-- START OF Dataset extract --

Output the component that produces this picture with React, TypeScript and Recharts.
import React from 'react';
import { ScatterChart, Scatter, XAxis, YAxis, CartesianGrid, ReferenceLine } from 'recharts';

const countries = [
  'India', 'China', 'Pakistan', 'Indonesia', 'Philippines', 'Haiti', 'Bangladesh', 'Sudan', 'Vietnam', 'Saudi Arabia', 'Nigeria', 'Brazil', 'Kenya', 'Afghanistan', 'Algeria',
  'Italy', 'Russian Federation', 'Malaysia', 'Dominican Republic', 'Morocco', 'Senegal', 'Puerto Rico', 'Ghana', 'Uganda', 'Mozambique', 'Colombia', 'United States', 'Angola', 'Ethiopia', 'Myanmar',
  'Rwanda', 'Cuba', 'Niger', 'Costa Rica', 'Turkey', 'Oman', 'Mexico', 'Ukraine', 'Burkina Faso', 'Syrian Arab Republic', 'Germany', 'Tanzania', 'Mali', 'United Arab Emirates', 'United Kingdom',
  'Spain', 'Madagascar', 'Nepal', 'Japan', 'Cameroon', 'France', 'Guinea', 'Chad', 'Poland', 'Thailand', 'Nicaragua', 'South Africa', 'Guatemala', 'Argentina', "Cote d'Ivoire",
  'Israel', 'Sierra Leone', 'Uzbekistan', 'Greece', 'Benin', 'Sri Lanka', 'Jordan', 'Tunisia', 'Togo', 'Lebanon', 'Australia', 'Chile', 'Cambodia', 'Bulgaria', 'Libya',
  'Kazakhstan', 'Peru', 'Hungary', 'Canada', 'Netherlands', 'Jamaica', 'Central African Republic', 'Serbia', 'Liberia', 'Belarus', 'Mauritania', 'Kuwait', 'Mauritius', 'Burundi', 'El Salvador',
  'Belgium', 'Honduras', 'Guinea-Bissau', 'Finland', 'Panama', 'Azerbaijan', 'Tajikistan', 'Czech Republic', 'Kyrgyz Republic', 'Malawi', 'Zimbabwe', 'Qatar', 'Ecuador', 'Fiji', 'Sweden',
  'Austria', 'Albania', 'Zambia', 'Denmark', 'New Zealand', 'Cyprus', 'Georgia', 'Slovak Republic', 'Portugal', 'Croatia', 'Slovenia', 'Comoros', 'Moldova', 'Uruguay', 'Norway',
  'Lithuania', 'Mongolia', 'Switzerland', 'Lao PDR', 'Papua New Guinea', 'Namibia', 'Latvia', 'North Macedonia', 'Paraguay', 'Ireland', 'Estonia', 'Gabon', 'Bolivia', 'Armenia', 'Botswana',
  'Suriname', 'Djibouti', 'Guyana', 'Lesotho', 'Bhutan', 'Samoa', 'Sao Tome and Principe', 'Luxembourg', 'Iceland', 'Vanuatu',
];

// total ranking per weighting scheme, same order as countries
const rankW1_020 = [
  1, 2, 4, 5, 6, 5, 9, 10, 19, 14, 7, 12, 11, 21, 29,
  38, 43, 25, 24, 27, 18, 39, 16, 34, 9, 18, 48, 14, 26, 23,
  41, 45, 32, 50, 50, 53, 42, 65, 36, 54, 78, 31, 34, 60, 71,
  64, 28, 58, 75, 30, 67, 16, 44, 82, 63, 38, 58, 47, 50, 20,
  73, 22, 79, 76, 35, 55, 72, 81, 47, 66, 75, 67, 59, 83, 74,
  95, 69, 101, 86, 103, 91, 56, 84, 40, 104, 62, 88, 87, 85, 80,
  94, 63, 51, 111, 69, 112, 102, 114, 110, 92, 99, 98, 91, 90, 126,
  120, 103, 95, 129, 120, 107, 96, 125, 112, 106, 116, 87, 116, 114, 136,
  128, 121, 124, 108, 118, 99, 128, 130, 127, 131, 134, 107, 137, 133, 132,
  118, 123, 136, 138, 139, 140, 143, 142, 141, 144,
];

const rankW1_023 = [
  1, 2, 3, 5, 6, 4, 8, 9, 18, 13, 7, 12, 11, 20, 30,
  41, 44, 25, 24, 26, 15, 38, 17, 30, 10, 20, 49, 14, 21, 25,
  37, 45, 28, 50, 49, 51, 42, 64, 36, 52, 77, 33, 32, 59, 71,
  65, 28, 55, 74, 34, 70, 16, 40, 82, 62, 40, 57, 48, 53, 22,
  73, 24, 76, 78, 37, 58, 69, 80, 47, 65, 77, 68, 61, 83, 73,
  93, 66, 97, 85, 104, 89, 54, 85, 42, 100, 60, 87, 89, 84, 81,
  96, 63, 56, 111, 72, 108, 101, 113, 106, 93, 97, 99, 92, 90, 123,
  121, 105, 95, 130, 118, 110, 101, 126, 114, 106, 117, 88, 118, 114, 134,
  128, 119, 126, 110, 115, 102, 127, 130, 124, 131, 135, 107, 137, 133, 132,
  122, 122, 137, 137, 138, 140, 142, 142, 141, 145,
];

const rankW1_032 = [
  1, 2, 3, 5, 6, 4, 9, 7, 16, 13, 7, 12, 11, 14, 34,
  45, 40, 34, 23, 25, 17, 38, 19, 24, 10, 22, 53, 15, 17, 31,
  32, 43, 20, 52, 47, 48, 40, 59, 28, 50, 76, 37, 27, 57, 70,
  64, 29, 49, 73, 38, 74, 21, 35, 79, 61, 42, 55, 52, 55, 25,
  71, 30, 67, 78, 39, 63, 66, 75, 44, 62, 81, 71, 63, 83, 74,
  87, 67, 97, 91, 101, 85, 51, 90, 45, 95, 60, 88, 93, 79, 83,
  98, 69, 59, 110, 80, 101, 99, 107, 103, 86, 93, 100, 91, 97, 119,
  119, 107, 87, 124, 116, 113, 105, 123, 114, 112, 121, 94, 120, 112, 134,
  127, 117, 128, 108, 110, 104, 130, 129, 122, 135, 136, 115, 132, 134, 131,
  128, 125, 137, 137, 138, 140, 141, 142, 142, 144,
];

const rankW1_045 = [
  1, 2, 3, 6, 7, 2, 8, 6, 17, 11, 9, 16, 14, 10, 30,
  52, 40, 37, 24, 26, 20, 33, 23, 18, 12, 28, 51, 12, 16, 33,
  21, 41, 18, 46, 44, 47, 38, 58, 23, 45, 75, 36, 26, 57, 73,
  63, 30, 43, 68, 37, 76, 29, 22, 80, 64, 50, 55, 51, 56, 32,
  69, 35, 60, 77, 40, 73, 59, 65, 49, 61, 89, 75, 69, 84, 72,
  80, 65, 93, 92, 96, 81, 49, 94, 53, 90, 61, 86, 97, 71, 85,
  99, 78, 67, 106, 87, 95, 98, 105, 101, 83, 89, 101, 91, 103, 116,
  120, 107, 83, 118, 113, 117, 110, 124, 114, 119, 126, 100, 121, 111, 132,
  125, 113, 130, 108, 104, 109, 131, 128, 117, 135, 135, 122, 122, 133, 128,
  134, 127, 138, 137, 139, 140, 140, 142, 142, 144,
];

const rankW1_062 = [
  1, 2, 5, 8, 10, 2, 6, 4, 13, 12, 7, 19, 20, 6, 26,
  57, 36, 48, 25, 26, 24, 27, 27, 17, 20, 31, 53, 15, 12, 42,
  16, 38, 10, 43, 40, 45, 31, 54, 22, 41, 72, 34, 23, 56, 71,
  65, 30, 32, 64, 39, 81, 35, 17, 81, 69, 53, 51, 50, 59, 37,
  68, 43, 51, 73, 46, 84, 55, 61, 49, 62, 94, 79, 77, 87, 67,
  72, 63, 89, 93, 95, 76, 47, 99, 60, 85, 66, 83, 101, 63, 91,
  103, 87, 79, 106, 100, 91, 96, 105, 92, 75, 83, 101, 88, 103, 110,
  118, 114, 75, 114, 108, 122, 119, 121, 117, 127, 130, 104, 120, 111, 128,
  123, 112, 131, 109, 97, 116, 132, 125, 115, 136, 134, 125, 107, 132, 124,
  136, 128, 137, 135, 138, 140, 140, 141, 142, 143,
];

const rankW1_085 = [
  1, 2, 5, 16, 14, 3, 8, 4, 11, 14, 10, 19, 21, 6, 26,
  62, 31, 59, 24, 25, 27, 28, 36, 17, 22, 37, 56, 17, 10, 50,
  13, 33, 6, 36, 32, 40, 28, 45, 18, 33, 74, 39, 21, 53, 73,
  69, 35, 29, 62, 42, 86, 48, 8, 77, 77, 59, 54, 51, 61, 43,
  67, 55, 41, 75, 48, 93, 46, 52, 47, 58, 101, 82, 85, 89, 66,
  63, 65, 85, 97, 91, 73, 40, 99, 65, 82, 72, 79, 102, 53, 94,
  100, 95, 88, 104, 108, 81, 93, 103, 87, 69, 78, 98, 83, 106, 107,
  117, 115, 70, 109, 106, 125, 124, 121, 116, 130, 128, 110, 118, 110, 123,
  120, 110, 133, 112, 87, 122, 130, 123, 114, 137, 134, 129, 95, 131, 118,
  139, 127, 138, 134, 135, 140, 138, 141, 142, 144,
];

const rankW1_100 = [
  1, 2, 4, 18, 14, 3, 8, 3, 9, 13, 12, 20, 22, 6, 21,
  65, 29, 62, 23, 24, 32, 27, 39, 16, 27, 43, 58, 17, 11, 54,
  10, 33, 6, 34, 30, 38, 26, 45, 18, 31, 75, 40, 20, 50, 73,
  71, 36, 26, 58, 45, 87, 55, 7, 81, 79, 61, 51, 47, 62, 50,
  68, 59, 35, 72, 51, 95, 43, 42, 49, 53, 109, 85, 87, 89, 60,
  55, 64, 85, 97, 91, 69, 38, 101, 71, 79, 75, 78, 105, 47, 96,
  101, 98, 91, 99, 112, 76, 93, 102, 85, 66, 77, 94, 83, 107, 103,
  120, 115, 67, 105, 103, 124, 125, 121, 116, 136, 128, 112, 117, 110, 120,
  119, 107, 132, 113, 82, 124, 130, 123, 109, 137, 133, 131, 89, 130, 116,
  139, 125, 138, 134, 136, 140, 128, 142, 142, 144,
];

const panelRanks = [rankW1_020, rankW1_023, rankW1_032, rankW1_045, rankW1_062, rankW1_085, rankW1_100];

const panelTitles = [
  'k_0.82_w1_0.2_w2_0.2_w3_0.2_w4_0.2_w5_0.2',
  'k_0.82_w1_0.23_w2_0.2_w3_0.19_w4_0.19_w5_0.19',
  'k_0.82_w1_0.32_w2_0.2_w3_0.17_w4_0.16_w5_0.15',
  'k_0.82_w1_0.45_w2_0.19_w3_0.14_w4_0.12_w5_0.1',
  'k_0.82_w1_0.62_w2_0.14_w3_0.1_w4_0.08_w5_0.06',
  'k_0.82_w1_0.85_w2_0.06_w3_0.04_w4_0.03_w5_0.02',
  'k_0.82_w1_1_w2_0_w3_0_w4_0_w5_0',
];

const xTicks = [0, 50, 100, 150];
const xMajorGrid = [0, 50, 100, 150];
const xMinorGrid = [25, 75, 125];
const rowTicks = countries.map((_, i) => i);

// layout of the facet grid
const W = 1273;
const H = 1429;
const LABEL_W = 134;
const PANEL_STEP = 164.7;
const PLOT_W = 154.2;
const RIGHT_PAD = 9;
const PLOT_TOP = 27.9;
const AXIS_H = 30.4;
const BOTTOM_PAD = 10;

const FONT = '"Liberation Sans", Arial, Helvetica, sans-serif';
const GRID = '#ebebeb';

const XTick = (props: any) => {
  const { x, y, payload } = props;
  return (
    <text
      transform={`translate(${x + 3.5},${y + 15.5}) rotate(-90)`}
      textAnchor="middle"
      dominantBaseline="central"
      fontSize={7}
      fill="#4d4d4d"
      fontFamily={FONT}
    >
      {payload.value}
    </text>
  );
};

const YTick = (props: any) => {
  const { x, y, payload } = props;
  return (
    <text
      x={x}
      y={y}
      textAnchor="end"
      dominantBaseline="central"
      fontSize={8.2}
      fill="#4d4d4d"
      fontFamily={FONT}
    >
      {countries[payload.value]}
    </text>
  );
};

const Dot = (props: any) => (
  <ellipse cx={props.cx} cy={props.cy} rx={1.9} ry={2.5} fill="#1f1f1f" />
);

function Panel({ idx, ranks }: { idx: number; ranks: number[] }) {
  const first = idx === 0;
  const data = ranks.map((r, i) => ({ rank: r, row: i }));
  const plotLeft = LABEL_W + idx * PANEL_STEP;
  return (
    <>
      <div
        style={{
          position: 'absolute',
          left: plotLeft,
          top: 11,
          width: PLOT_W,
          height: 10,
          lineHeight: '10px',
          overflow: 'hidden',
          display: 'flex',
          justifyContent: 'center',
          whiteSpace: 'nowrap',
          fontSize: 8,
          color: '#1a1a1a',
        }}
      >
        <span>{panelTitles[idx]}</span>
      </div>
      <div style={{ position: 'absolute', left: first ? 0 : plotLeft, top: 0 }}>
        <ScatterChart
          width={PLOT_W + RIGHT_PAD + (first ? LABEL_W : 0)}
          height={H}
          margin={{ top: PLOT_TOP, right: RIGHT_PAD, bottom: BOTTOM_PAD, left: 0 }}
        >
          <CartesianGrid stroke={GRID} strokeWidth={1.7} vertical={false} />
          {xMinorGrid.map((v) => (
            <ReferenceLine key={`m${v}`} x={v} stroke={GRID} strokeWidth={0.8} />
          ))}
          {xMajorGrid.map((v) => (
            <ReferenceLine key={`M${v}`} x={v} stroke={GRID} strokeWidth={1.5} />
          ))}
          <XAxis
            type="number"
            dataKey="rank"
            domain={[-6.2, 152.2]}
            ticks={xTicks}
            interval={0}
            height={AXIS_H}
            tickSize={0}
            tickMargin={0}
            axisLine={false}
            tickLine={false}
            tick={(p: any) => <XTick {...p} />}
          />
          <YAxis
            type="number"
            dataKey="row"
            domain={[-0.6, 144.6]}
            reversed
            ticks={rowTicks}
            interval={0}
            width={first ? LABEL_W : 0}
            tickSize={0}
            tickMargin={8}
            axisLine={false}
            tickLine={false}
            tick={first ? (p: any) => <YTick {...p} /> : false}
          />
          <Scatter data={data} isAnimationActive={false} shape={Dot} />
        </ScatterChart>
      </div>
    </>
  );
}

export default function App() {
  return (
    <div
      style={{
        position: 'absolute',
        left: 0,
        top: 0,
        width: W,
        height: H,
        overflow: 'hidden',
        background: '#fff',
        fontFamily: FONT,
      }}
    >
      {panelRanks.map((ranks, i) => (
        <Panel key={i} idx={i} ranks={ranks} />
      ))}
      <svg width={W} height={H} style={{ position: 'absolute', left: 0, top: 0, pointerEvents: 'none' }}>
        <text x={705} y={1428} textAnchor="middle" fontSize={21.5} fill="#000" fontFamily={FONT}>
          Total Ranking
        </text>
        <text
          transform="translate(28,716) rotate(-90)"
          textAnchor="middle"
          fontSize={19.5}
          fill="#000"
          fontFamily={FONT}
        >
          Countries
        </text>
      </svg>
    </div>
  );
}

-- END OF Dataset extract --

Work to complete:
From the first line above through the line that contains "YAxis, CartesianGrid, ReferenceLine", quote each line exactly. Output nothing more.

Final result:
Output the component that produces this picture with React, TypeScript and Recharts.
import React from 'react';
import { ScatterChart, Scatter, XAxis, YAxis, CartesianGrid, ReferenceLine } from 'recharts';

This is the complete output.